The original version starred Dudley Moore, who brought a strange sweetness to his rich, happy drunk, and Sir John Gielgud, who won a best supporting actor Oscar for his efforts as his sardonic and deadpan valet.

But whereas Moore's Arthur was childlike, Russell Brand's Arthur is childish. At best.

Brand's Arthur Bach, irresponsible, hedonistic, and perpetually tipsy -- and lacking the winning amiability contributed by Moore in the earlier version -- is a decadent soon-to-be billionaire who is attended to by Hobson, his sensible nanny and valet, played by Helen Mirren.

He is meant to submit to an arranged marriage to one Susan Johnson, a driven socialite played by Jennifer Garner, and routinely claim his gaudy inheritance.

But he informs his family that he has fallen in love with Naomi, a (mere) Grand Central Station tour guide -- and an unlicensed one at that -- played by Greta Gerwig, and is thus told that he stands to be disinherited, lose his fortune, and fall out of the fraternity of billionaires.

So what will it be, money or love?

Debuting director Jason Winer, whose background is in television, works from a screenplay by Peter Baynham (who wrote two Sacha Baron Cohen vehicles, Borat and Bruno) that updates the ain't-drunkenness-fun-to-watch tone with references to AA meetings and softens the ain't-conspicuous-consumption-a-kick presumption with references to the recession.

But most of the wit and whimsy of the original has been lost in translation for this sloppy second.

Dudley Moore's particular brand of naughty, inebriated charm, coupled with Gielgud's hilariously dry line readings as Arthur's acid-tongued father figure, gave the original Arthur considerable comedic flair.  Moore's Arthur was as amused by the words coming out of his mouth as we were, so we laughed with him.

By contrast, Brand's Arthur is a vehicle for him to strut his stuff for us, and we're not buying.
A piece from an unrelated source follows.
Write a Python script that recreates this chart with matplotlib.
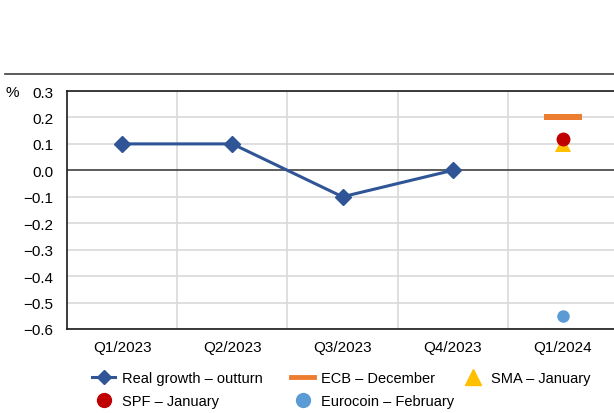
import matplotlib
matplotlib.use("Agg")
import matplotlib.pyplot as plt
from matplotlib.lines import Line2D
import numpy as np

plt.rcParams['font.family'] = ['Liberation Sans', 'DejaVu Sans']

categories = ["Q1/2023", "Q2/2023", "Q3/2023", "Q4/2023", "Q1/2024"]
real_growth = [0.1, 0.1, -0.1, 0.0]
ecb_december = [0.2]
sma_january = [0.1]
spf_january = [0.12]
eurocoin_february = [-0.55]
yticks = [0.3, 0.2, 0.1, 0.0, -0.1, -0.2, -0.3, -0.4, -0.5, -0.6]

c_blue = "#2F5597"
c_orange = "#ED7D31"
c_yellow = "#FFC000"
c_red = "#C00000"
c_lblue = "#5B9BD5"

fs = 11

fig = plt.figure(figsize=(6.14, 4.14), dpi=100)
ax = fig.add_axes([67/614, 1-330/414, (618-67)/614, (330-92)/414])

x = np.arange(len(categories))
ax.set_xlim(-0.5, 4.5)
ax.set_ylim(-0.6, 0.3)

# gridlines
for b in np.arange(0.5, 4.5, 1.0):
    ax.axvline(b, color="#d9d9d9", lw=1.2, zorder=0)
for t in yticks:
    if t != 0.0:
        ax.axhline(t, color="#d9d9d9", lw=1.2, zorder=0)
ax.axhline(0.0, color="#404040", lw=1.2, zorder=1)

ax.plot(x[:len(real_growth)], real_growth, color=c_blue, lw=2.2, marker="D",
        markersize=8, zorder=3)

rect = [(-3.1, -0.5), (3.1, -0.5), (3.1, 0.5), (-3.1, 0.5), (-3.1, -0.5)]
ax.plot([4], ecb_december, linestyle="none", marker=rect, markersize=27,
        color=c_orange, markeredgewidth=0, zorder=3)
ax.plot([4], sma_january, linestyle="none", marker="^", markersize=11,
        color=c_yellow, markeredgewidth=0, zorder=3)
ax.plot([4], spf_january, linestyle="none", marker="o", markersize=10,
        color=c_red, markeredgewidth=0, zorder=4)
ax.plot([4], eurocoin_february, linestyle="none", marker="o", markersize=9,
        color=c_lblue, markeredgewidth=0, zorder=4)

ax.set_xticks(x)
ax.set_xticklabels(categories, fontsize=fs)
ax.set_yticks(yticks)
ax.set_yticklabels([f"{t:.1f}".replace("-", "\u2212") for t in yticks], fontsize=fs)
ax.tick_params(axis="both", length=0, pad=8)
ax.tick_params(axis="y", pad=10)

for s in ["left", "top", "bottom"]:
    ax.spines[s].set_color("#1a1a1a")
    ax.spines[s].set_linewidth(1.2)
ax.spines["right"].set_visible(False)

fig.text(6/614, 1-93/414, "%", fontsize=fs, va="center", ha="left")
fig.add_artist(Line2D([5/614, 1.0], [1-75/414, 1-75/414], color="#404040", lw=1.2))

h_real = Line2D([], [], color=c_blue, lw=2.2, marker="D", markersize=7)
h_spf = Line2D([], [], color=c_red, marker="o", linestyle="none", markersize=10)
h_ecb = Line2D([], [], color=c_orange, lw=3.5)
h_euro = Line2D([], [], color=c_lblue, marker="o", linestyle="none", markersize=10)
h_sma = Line2D([], [], color=c_yellow, marker="^", linestyle="none", markersize=12)

columns = [
    ([h_real, h_spf], ["Real growth \u2013 outturn", "SPF \u2013 January"], 92),
    ([h_ecb, h_euro], ["ECB \u2013 December", "Eurocoin \u2013 February"], 291),
    ([h_sma], ["SMA \u2013 January"], 461),
]
for hs, ls, xpx in columns:
    leg = fig.legend(hs, ls, loc="upper left",
                     bbox_to_anchor=(xpx/614, 1-372/414), borderpad=0, borderaxespad=0,
                     frameon=False, fontsize=10.5, handlelength=1.6,
                     labelspacing=0.62, handletextpad=0.45)

fig.savefig("out.png", dpi=100)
The remake offers Brand a generously large stage to change our perception that he is, in his big-screen work thus far, as often obnoxious (Get Him to the Greek) as he is winning (arguably, and in a supporting role, Forgetting Sarah Marshall).
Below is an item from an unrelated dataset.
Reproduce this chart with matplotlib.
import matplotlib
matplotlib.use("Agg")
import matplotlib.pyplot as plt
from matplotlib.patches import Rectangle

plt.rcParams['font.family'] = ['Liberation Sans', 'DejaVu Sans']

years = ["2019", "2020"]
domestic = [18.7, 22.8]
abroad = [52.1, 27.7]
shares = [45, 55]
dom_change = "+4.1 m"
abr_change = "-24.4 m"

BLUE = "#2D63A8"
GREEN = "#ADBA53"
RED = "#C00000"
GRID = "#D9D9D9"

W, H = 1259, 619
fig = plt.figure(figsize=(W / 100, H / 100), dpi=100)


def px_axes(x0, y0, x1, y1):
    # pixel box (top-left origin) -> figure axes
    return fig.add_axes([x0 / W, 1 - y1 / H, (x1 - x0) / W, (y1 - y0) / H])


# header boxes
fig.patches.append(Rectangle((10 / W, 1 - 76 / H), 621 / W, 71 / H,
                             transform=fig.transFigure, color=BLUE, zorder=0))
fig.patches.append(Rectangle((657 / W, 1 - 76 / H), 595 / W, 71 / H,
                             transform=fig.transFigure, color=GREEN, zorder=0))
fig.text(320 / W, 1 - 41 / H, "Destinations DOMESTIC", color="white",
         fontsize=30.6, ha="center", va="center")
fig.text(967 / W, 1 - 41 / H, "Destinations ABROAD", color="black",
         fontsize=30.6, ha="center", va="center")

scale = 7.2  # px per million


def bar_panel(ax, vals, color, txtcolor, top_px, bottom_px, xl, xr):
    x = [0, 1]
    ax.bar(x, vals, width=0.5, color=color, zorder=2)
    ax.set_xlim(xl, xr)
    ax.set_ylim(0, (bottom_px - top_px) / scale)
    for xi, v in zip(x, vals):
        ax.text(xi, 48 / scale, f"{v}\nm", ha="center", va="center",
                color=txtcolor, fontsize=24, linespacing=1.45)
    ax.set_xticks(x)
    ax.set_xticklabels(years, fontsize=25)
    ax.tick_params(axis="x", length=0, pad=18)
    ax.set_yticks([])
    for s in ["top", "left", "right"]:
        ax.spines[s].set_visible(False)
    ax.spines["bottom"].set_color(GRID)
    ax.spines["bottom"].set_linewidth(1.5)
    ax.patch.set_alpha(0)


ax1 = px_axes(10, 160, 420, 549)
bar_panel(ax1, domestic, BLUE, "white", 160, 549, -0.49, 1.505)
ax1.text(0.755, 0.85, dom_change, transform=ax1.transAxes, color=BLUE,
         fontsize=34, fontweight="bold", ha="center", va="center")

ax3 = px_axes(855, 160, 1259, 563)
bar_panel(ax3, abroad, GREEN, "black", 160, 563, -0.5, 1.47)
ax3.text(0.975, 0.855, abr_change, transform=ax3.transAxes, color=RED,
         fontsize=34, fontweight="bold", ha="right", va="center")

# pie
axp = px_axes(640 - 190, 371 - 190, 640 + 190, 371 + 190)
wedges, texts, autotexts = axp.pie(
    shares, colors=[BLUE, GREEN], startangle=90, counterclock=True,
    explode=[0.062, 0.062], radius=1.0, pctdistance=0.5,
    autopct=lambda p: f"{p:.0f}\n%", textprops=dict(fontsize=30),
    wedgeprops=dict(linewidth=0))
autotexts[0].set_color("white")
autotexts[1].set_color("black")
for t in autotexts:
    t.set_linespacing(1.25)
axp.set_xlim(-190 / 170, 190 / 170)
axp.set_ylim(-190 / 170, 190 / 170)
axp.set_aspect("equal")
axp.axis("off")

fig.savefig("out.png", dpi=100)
In Arthur, although he tries to play a real person rather than his customary caricature, he's mostly just insufferable.

Brand and Mirren, trying to capture the rapport that Moore and Gielgud displayed so wonderfully three decades ago, strain to amuse. Brand just doesn't have a leading-man presence in any genre, and Mirren, acting uphill thanks to the script, has to work much too hard to get the few laughs she manages.

And when tragedy strikes late in the film, the emotion suggested in a scene meant to be touching falls flat because what has led up to it has been so shoddily developed and dealt with.

So we'll drink 2 stars out of 4 for Arthur redux. That star Russell Brand is also an executive producer may be all we need to know to explain why this harmless but charmless comedy tastes so flat.